Industri Tekstil dan Produk Tekstil (TPT) Indonesia kian terbantu dengan perkembangan digital yang ada. Produsen nasional mulai kebagian kue dari pemain asing, bahkan respons pasar terhadap produk lokal pun diakui pemain cukup positif. Mimpi besarnya, Indonesia bisa menjadi lima besar pemain global, mampukah?
Industri TPT nasional diyakini Direktur Industri Tekstil, Kulit, Alas Kaki, dan Aneka Kemenperin Muhdori dapat tumbuh hingga 4%-6% 2018. Tahun lalu, sektor ini mampu tumbuh sebesar 3,45%, melonjak tajam dibanding 2016 yang mencapai 1,76%.
“Sebesar 30% pakaian jadi dari hasil industri tekstil kita adalah untuk memenuhi kebutuhan pasar dalam negeri, sedangkan 70% untuk ekspor,” papar Muhdori di Jakarta, Selasa (04/09/2018).
Di kesempatan lain, desainer muda asal Indonesia, Anthony Tandiyono mengatakan perkembangan industri fesyen di Indonesia memang telah membawa dampak yang signifikan dan memacu pertumbuhan industri TPT.
Data Kementerian Perindustrian menunjukkan, nilai ekspor industri TPT nasional mencapai USD12,58 miliar pada 2017 atau naik 6% dibanding tahun sebelumnya. Selain itu, sektor ini menyumbang ke PDB sebesar Rp150,43 triliun di 2017.

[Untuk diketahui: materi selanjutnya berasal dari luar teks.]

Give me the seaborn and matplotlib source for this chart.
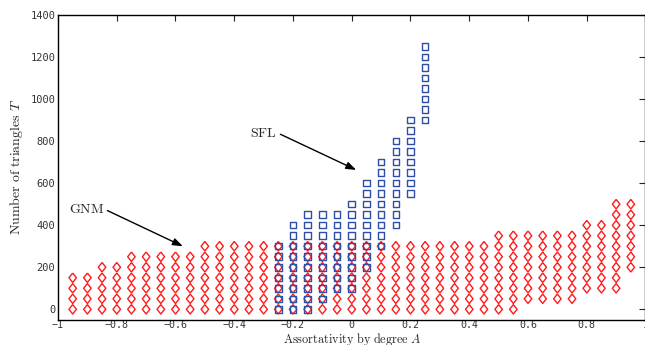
import numpy as np
import pandas as pd
import matplotlib
matplotlib.use("Agg")
import matplotlib.pyplot as plt
import seaborn as sns

# ---- data ----
gnm_A = [-0.95, -0.90, -0.85, -0.80, -0.75, -0.70, -0.65, -0.60, -0.55, -0.50,
         -0.45, -0.40, -0.35, -0.30, -0.25, -0.20, -0.15, -0.10, -0.05, 0.00,
         0.05, 0.10, 0.15, 0.20, 0.25, 0.30, 0.35, 0.40, 0.45, 0.50,
         0.55, 0.60, 0.65, 0.70, 0.75, 0.80, 0.85, 0.90, 0.95]
gnm_Tmin = [0, 0, 0, 0, 0, 0, 0, 0, 0, 0,
            0, 0, 0, 0, 0, 0, 0, 0, 0, 0,
            0, 0, 0, 0, 0, 0, 0, 0, 0, 0,
            0, 50, 50, 50, 50, 100, 100, 100, 200]
gnm_Tmax = [150, 150, 200, 200, 250, 250, 250, 250, 250, 300,
            300, 300, 300, 300, 300, 300, 300, 300, 300, 300,
            300, 300, 300, 300, 300, 300, 300, 300, 300, 350,
            350, 350, 350, 350, 350, 400, 400, 500, 500]

sfl_A = [-0.25, -0.20, -0.15, -0.10, -0.05, 0.00, 0.05, 0.10, 0.15, 0.20, 0.25]
sfl_Tmin = [0, 0, 0, 50, 100, 100, 200, 300, 400, 550, 900]
sfl_Tmax = [300, 400, 450, 450, 450, 500, 600, 700, 800, 900, 1250]
T_step = 50

x_ticks = [-1, -0.8, -0.6, -0.4, -0.2, 0, 0.2, 0.4, 0.6, 0.8, 1]
y_ticks = [0, 200, 400, 600, 800, 1000, 1200, 1400]


def expand(A, tmin, tmax, name):
    rows = []
    for a, lo, hi in zip(A, tmin, tmax):
        for t in range(lo, hi + 1, T_step):
            rows.append((a, t, name))
    return pd.DataFrame(rows, columns=["A", "T", "model"])


gnm = expand(gnm_A, gnm_Tmin, gnm_Tmax, "GNM")
sfl = expand(sfl_A, sfl_Tmin, sfl_Tmax, "SFL")

sns.set_style("white")
plt.rcParams["mathtext.fontset"] = "cm"
plt.rcParams["font.family"] = ["DejaVu Sans"]

W, H = 645, 345
fig = plt.figure(figsize=(W / 100, H / 100), dpi=100)
ax = fig.add_axes([58 / W, (H - 319.8) / H, (645.5 - 58) / W, (319.8 - 15) / H])

tall_diamond = [(0, 1), (0.8, 0), (0, -1), (-0.8, 0), (0, 1)]
sns.scatterplot(data=gnm, x="A", y="T", marker=tall_diamond, s=46, facecolor="none",
                edgecolor="#ff1a1a", linewidth=1.0, ax=ax, legend=False, zorder=3)
sns.scatterplot(data=sfl, x="A", y="T", marker="s", s=22, facecolor="none",
                edgecolor="#2f4ea8", linewidth=1.0, ax=ax, legend=False, zorder=4)

ax.set_xlim(-1, 1)
ax.set_ylim(-50, 1400)
ax.set_xticks(x_ticks)
ax.set_xticklabels(["\u22121" if v == -1 else ("1" if v == 1 else ("0" if v == 0 else f"{v:.1f}".replace("-", "\u2212"))) for v in x_ticks])
ax.set_yticks(y_ticks)
ax.set_yticklabels([str(v) for v in y_ticks])
ax.tick_params(direction="in", length=4, width=0.8, top=True, right=True,
               labelsize=7.5, colors="#222222", pad=2)
ax.tick_params(axis="x", pad=0.5, labelsize=7.2)
for lab in ax.get_xticklabels() + ax.get_yticklabels():
    lab.set_family("DejaVu Sans Mono")
    lab.set_color("#333333")
for sp in ax.spines.values():
    sp.set_visible(True)
    sp.set_color("black")
    sp.set_linewidth(1.0)

ax.set_xlabel(r"$\mathrm{Assortativity\ by\ degree}\ A$", fontsize=8.8)
ax.xaxis.set_label_coords(0.5, -0.036)
ax.set_ylabel(r"$\mathrm{Number\ of\ triangles}\ T$", fontsize=10, labelpad=4)

arrow = dict(arrowstyle="-|>,head_length=0.6,head_width=0.22", color="black",
             lw=1.0, shrinkA=0, shrinkB=0, relpos=(1.0, 0.5), mutation_scale=10)
ax.annotate(r"$\mathrm{GNM}$", xy=(-0.575, 300), xytext=(-0.843, 477),
            ha="right", va="center", fontsize=10, arrowprops=arrow)
ax.annotate(r"$\mathrm{SFL}$", xy=(0.015, 663), xytext=(-0.254, 840),
            ha="right", va="center", fontsize=10, arrowprops=arrow)

fig.savefig("out.png", dpi=100)
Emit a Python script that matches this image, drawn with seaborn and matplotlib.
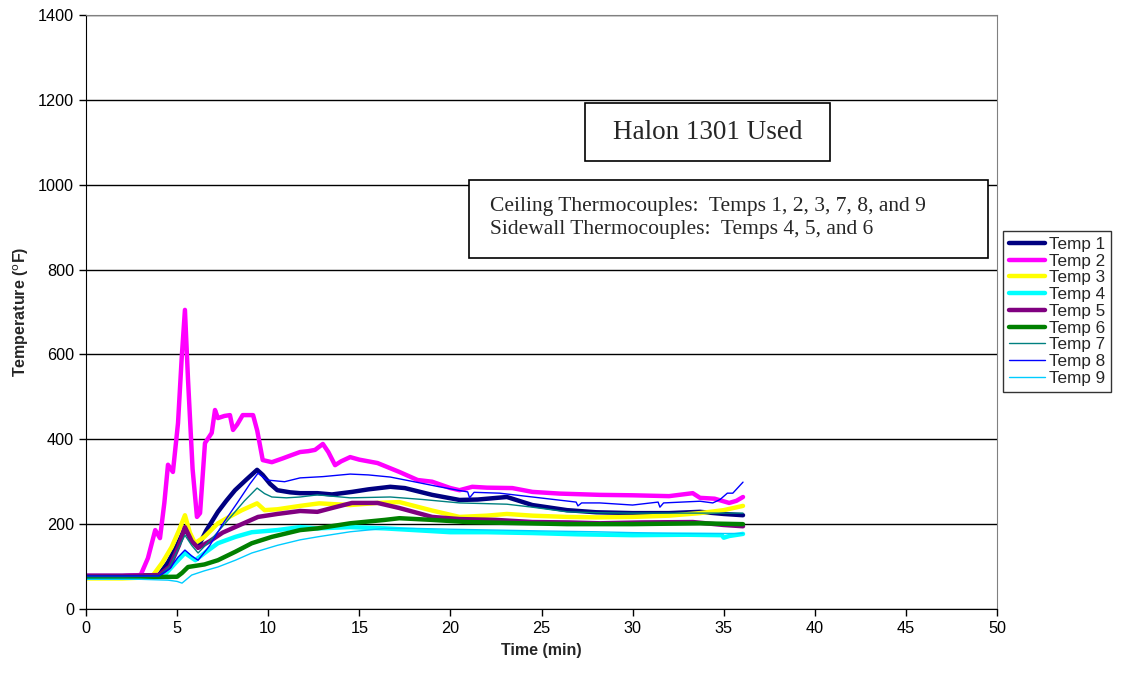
import seaborn as sns
import pandas as pd
import matplotlib.pyplot as plt
from matplotlib.patches import Rectangle

# time (min) / temperature (F)
t1 = [0, 2, 4.0, 4.5, 5.0, 5.43, 5.8, 6.15, 6.6, 7.24, 7.7, 8.18, 8.8, 9.39, 9.7, 10.1, 10.5, 11.2, 11.75, 12.7,
      13.5, 14.6, 15.5, 16.7, 17.5, 19.0, 20.5, 21.5, 23.1, 24.5, 26.4, 28.0, 30.0, 32.0, 33.7, 35.0, 36.06]
temp1 = [78, 78, 80, 110, 150, 190, 160, 146, 185, 229, 255, 280, 305, 328, 316, 295, 280, 275, 273, 273,
         270, 276, 282, 288, 285, 269, 257, 258, 264, 245, 233, 228, 226, 226, 229, 224, 221]

t2 = [0, 1, 2, 3.0, 3.4, 3.8, 4.06, 4.3, 4.5, 4.77, 5.05, 5.25, 5.43, 5.6, 5.85, 6.09, 6.26, 6.53, 6.9, 7.08,
      7.24, 7.6, 7.9, 8.07, 8.3, 8.6, 9.17, 9.4, 9.7, 10.2, 10.8, 11.3, 11.75, 12.2, 12.57, 13.0, 13.3, 13.67,
      14.0, 14.5, 15.0, 16.0, 17.2, 18.2, 19.0, 20.0, 20.5, 21.2, 22.0, 23.4, 24.5, 26.0, 28.2, 30.0, 32.0,
      33.3, 33.7, 34.5, 35.3, 35.7, 36.06]
temp2 = [78, 78, 78, 80, 120, 186, 167, 250, 340, 323, 438, 590, 705, 540, 330, 217, 226, 391, 415, 469,
         450, 455, 457, 422, 435, 457, 457, 420, 351, 346, 355, 363, 370, 372, 375, 389, 370, 339,
         348, 358, 352, 344, 323, 304, 300, 285, 280, 288, 286, 285, 276, 272, 269, 268, 266,
         273, 262, 260, 250, 255, 264]

t3 = [0, 2, 3.6, 4.2, 4.7, 5.1, 5.43, 5.7, 5.98, 6.5, 7.24, 7.9, 8.56, 9.39, 9.8, 10.5, 11.75, 12.8, 14.5,
      16.0, 17.2, 19.0, 20.5, 22.0, 23.1, 24.5, 26.4, 28.0, 30.0, 32.0, 33.7, 35.0, 36.06]
temp3 = [72, 72, 75, 110, 146, 185, 221, 180, 155, 170, 202, 218, 233, 249, 233, 235, 243, 249, 245,
         250, 252, 232, 217, 220, 224, 220, 217, 216, 217, 220, 226, 233, 243]

t4 = [0, 3, 4.3, 4.9, 5.43, 6.0, 6.6, 7.24, 8.2, 9.1, 10.5, 11.75, 12.7, 14.5, 16.4, 18.0, 20.0, 22.0, 24.5,
      27.0, 30.0, 33.0, 34.9, 35.0, 35.3, 36.06]
temp4 = [75, 75, 80, 108, 132, 115, 135, 155, 170, 181, 186, 193, 190, 193, 190, 186, 181, 181, 179,
         176, 174, 175, 174, 168, 172, 177]

t5 = [0, 2, 4.0, 4.6, 5.1, 5.43, 5.8, 6.15, 6.8, 7.5, 8.18, 9.44, 10.5, 11.75, 12.7, 13.5, 14.6, 16.0, 17.2,
      19.0, 20.5, 22.5, 24.5, 26.5, 28.2, 30.5, 33.3, 35.0, 36.06]
temp5 = [78, 78, 80, 100, 150, 193, 160, 144, 160, 180, 193, 217, 224, 231, 229, 238, 250, 250, 238,
         217, 212, 210, 205, 204, 202, 204, 205, 198, 195]

t6 = [0, 3, 5.0, 5.27, 5.6, 6.5, 7.24, 8.2, 9.1, 10.2, 11.75, 12.7, 14.5, 16.4, 17.2, 19.0, 20.9, 23.0, 26.4,
      30.0, 33.7, 36.06]
temp6 = [75, 75, 76, 85, 99, 105, 115, 135, 155, 170, 186, 190, 202, 210, 214, 210, 205, 203, 200,
         200, 202, 200]

t7 = [0, 2, 4.0, 4.6, 5.1, 5.43, 5.8, 6.15, 7.0, 8.0, 8.7, 9.39, 9.8, 10.2, 11.0, 11.75, 12.7, 14.5, 16.7,
      18.5, 20.5, 23.1, 24.5, 26.4, 28.0, 30.0, 33.7, 36.06]
temp7 = [76, 76, 78, 100, 145, 174, 150, 132, 170, 220, 255, 285, 272, 264, 262, 264, 269, 262, 264,
         258, 250, 247, 240, 229, 227, 226, 226, 226]

t8 = [0, 2, 4.0, 4.6, 5.05, 5.43, 5.8, 6.15, 6.8, 7.5, 8.3, 9.0, 9.44, 9.93, 10.9, 11.75, 13.0, 14.5, 15.5,
      16.7, 18.0, 19.4, 20.4, 20.95, 21.05, 21.3, 22.7, 24.5, 26.9, 27.0, 27.2, 28.2, 30.0, 31.4, 31.5,
      31.7, 33.7, 34.4, 34.8, 35.2, 35.5, 36.06]
temp8 = [78, 78, 78, 95, 122, 139, 125, 115, 150, 200, 250, 295, 320, 304, 300, 309, 312, 318, 316,
         311, 300, 288, 280, 276, 262, 275, 273, 264, 252, 243, 250, 250, 245, 252, 240,
         250, 254, 250, 258, 273, 273, 299]

t9 = [0, 3, 4.5, 5.0, 5.27, 5.8, 6.5, 7.24, 8.2, 9.1, 10.5, 11.75, 12.7, 14.5, 16.4, 18.0, 20.0, 22.5, 25.0,
      28.0, 30.0, 33.0, 36.06]
temp9 = [70, 70, 68, 65, 61, 80, 90, 99, 115, 132, 150, 163, 170, 182, 190, 190, 188, 186, 184,
         182, 180, 178, 178]

labels = ['Temp 1', 'Temp 2', 'Temp 3', 'Temp 4', 'Temp 5', 'Temp 6', 'Temp 7', 'Temp 8', 'Temp 9']
times = [t1, t2, t3, t4, t5, t6, t7, t8, t9]
temps = [temp1, temp2, temp3, temp4, temp5, temp6, temp7, temp8, temp9]

colors = ['#000080', '#FF00FF', '#FFFF00', '#00FFFF', '#800080', '#008000', '#008080', '#0000FF', '#00CCFF']
widths = [3.2, 3.2, 3.2, 3.2, 3.2, 3.2, 1.0, 1.0, 1.0]

sns.set_style("white")
plt.rcParams['font.family'] = ['Liberation Sans', 'DejaVu Sans']

fig = plt.figure(figsize=(11.24, 6.77), dpi=100)
ax = fig.add_axes([86 / 1124, 1 - 609 / 677, (997 - 86) / 1124, (609 - 15) / 677])

for lab, t, v, c, w in zip(labels, times, temps, colors, widths):
    df = pd.DataFrame({'time': t, 'temp': v})
    sns.lineplot(data=df, x='time', y='temp', color=c, linewidth=w, label=lab,
                 sort=False, estimator=None, ax=ax)

ax.set_xlim(0, 50)
ax.set_ylim(0, 1400)
ax.set_xticks(range(0, 51, 5))
ax.set_yticks(range(0, 1401, 200))
ax.yaxis.grid(True, color='black', linewidth=1)
ax.set_axisbelow(True)
for side in ['top', 'right']:
    ax.spines[side].set_color('#808080')
for side in ['left', 'bottom']:
    ax.spines[side].set_color('black')
ax.tick_params(axis='both', direction='out', length=5, width=1, labelsize=11.7, colors='black',
               bottom=True, left=True)
ax.set_xlabel('Time (min)', fontsize=11.5, fontweight='bold', labelpad=5)
ax.set_ylabel('Temperature ($^{\\mathrm{o}}$F)', fontsize=11.5, fontweight='bold', labelpad=5)

leg = ax.legend(loc='upper left', bbox_to_anchor=(1003 / 1124, 1 - 231 / 677), bbox_transform=fig.transFigure,
                fontsize=12.3, frameon=True, fancybox=False, handlelength=2.1, handletextpad=0.25,
                labelspacing=0.1, borderpad=0.35, borderaxespad=0)
leg.get_frame().set_edgecolor('black')
leg.get_frame().set_linewidth(1)

# annotation boxes
ax.add_patch(Rectangle((27.39, 1055.9), 40.83 - 27.39, 1192.6 - 1055.9, facecolor='white',
                       edgecolor='black', linewidth=1.2, zorder=5))
ax.text(34.1, 1124, 'Halon 1301 Used', ha='center', va='center', fontsize=19.5,
        family='Liberation Serif', zorder=6)
ax.add_patch(Rectangle((21.02, 827), 49.5 - 21.02, 1011 - 827, facecolor='white',
                       edgecolor='black', linewidth=1.2, zorder=5))
ax.text(22.15, 922, 'Ceiling Thermocouples:  Temps 1, 2, 3, 7, 8, and 9\nSidewall Thermocouples:  Temps 4, 5, and 6',
        ha='left', va='center', fontsize=15.5, family='Liberation Serif', linespacing=1.25, zorder=6)

plt.savefig('out.png', dpi=100)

“Khusus untuk industri shoes and sport apparels, produksi kita sudah melewati China. Bahkan, di Brasil, kita sudah menguasai pasar di sana hingga 80%,” kata Menteri Perindustrian Airlangga Hartarto.
Lebih lanjut, seiring dengan pertumbuhan ekonomi dan pergeseran permintaan dari pakaian dasar (basic clothing) menjadi pakaian fungsional seperti baju olahraga, industri TPT nasional pun perlu membangun kemampuan produksi dan meningkatkan skala ekonomi agar dapat memenuhi permintaan pakaian fungsional di pasar domestik maupun ekspor.
Saat ini, pemerintah tengah berupaya membuat perjanjian kerja sama ekonomi yang komprehensif dengan Amerika Serikat dan Uni Eropa untuk memperluas pasar ekspor TPT lokal. “Salah satu sasaran ekspor industri TPT kita sekarang, yakni Amerika dan Eropa,” tambah Muhdori.
Pasalnya, produk TPT negara tetangga seperti Vietnam bisa masuk ke pasar Amerika dan Eropa dengan tarif bea masuk 0%, sedangkan bea masuk ekspor produk tekstil Indonesia masih dikenakan 5%-20%. “Untuk itu, perlu adanya bilateral agreement tersebut,” ujarnya.
Pada 2018, Kemenperin mematok ekspor industri TPT sebesar USD13,5 miliar dan menyerap tenaga kerja sebanyak 2,95 juta orang. Tahun 2019, ekspornya diharapkan bisa mencapai USD15 miliar dan menyerap sebanyak 3,11 juta tenaga kerja. “Sektor ini mampu memberikan share ekspor dunia sebesar 1,6 persen,” imbuhnya.
Yang jelas, Airlangga menegaskan, jika ingin industri ini berjalan menjadi pemain lima besar dunia, harus ada kerja sama yang baik untuk menarik investasi perusahaan penghasil serat berkualitas. “Ini juga bertujuan guna menguragi impor,” tutur Airlangga.
Kemudian, mendorong pemanfaatan teknologi digital seperti 3D printing, automation, dan internet of things. Transformasi ini diyakini dapat mengoptimalkan efisiensi dan produktivitas. “Jadi, kami akan membangun klaster industri tekstil terintegrasi dengan terkoneksi teknologi industri 4.0,” imbuhnya.